Quote the listing below in full and exactly as written, but omit every picture.

_ _ _ _ _ _ _

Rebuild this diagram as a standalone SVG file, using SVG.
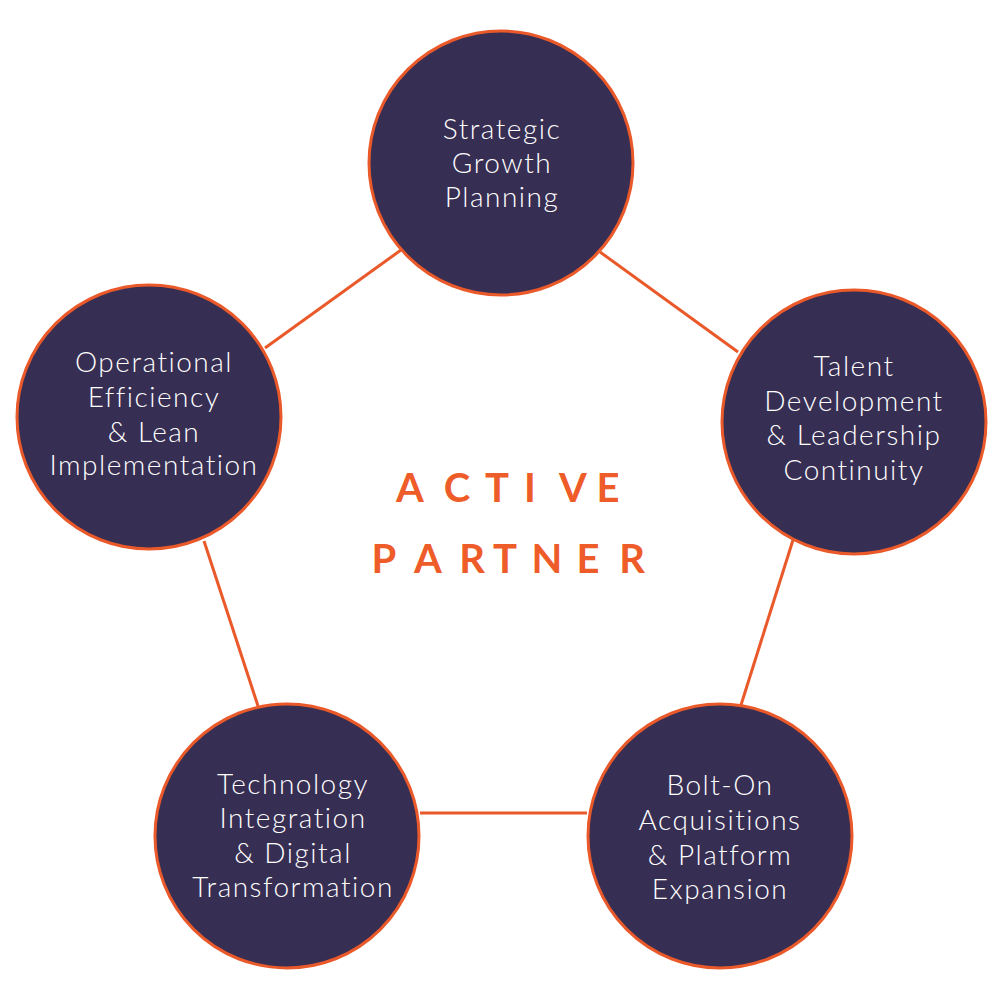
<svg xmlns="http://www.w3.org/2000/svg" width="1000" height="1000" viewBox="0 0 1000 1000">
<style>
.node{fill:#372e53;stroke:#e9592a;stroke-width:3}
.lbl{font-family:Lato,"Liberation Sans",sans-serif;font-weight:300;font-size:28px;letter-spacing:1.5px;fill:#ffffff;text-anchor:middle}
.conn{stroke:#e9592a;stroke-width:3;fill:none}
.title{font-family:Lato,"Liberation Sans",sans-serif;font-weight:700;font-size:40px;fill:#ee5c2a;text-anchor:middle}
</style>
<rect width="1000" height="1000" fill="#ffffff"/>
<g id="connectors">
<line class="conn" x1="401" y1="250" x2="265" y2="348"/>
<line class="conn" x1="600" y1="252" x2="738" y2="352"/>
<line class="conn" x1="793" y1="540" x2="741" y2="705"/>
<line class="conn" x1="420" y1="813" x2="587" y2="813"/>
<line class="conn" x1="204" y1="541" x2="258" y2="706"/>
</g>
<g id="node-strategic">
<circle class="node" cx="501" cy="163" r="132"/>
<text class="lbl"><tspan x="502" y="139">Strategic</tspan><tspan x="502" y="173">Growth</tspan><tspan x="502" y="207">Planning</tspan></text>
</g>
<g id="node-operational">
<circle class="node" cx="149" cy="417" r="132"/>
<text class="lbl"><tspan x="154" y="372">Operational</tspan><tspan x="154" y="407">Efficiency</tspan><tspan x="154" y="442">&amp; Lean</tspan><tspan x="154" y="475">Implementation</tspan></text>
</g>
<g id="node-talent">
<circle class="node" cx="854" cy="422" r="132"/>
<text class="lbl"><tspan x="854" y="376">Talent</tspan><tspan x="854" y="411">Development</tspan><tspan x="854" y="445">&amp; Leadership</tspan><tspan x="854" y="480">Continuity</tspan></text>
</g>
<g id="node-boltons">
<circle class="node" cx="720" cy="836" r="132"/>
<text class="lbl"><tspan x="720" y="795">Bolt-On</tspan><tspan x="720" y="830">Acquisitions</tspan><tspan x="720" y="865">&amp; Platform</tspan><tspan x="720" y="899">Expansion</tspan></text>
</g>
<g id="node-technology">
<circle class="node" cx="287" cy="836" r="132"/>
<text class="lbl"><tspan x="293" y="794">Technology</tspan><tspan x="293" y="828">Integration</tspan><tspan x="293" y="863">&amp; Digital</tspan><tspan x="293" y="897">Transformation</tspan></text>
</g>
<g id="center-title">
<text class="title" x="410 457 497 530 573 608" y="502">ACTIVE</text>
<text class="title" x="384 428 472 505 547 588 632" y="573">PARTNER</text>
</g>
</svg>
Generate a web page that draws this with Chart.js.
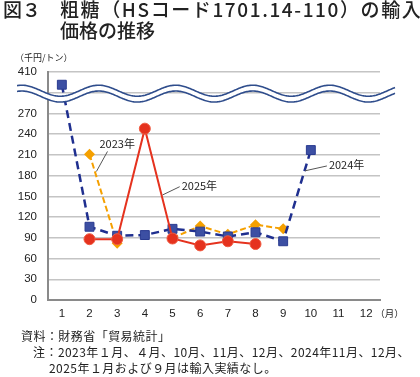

_ _ _ _ _ _ _

### Task answer
Rebuild this diagram as a standalone SVG file, using SVG.
<svg xmlns="http://www.w3.org/2000/svg" width="1000" height="1000" viewBox="0 0 1000 1000">
<style>
.node{fill:#372e53;stroke:#e9592a;stroke-width:3}
.lbl{font-family:Lato,"Liberation Sans",sans-serif;font-weight:300;font-size:28px;letter-spacing:1.5px;fill:#ffffff;text-anchor:middle}
.conn{stroke:#e9592a;stroke-width:3;fill:none}
.title{font-family:Lato,"Liberation Sans",sans-serif;font-weight:700;font-size:40px;fill:#ee5c2a;text-anchor:middle}
</style>
<rect width="1000" height="1000" fill="#ffffff"/>
<g id="connectors">
<line class="conn" x1="401" y1="250" x2="265" y2="348"/>
<line class="conn" x1="600" y1="252" x2="738" y2="352"/>
<line class="conn" x1="793" y1="540" x2="741" y2="705"/>
<line class="conn" x1="420" y1="813" x2="587" y2="813"/>
<line class="conn" x1="204" y1="541" x2="258" y2="706"/>
</g>
<g id="node-strategic">
<circle class="node" cx="501" cy="163" r="132"/>
<text class="lbl"><tspan x="502" y="139">Strategic</tspan><tspan x="502" y="173">Growth</tspan><tspan x="502" y="207">Planning</tspan></text>
</g>
<g id="node-operational">
<circle class="node" cx="149" cy="417" r="132"/>
<text class="lbl"><tspan x="154" y="372">Operational</tspan><tspan x="154" y="407">Efficiency</tspan><tspan x="154" y="442">&amp; Lean</tspan><tspan x="154" y="475">Implementation</tspan></text>
</g>
<g id="node-talent">
<circle class="node" cx="854" cy="422" r="132"/>
<text class="lbl"><tspan x="854" y="376">Talent</tspan><tspan x="854" y="411">Development</tspan><tspan x="854" y="445">&amp; Leadership</tspan><tspan x="854" y="480">Continuity</tspan></text>
</g>
<g id="node-boltons">
<circle class="node" cx="720" cy="836" r="132"/>
<text class="lbl"><tspan x="720" y="795">Bolt-On</tspan><tspan x="720" y="830">Acquisitions</tspan><tspan x="720" y="865">&amp; Platform</tspan><tspan x="720" y="899">Expansion</tspan></text>
</g>
<g id="node-technology">
<circle class="node" cx="287" cy="836" r="132"/>
<text class="lbl"><tspan x="293" y="794">Technology</tspan><tspan x="293" y="828">Integration</tspan><tspan x="293" y="863">&amp; Digital</tspan><tspan x="293" y="897">Transformation</tspan></text>
</g>
<g id="center-title">
<text class="title" x="410 457 497 530 573 608" y="502">ACTIVE</text>
<text class="title" x="384 428 472 505 547 588 632" y="573">PARTNER</text>
</g>
</svg>
Generate a web page that draws this with Chart.js.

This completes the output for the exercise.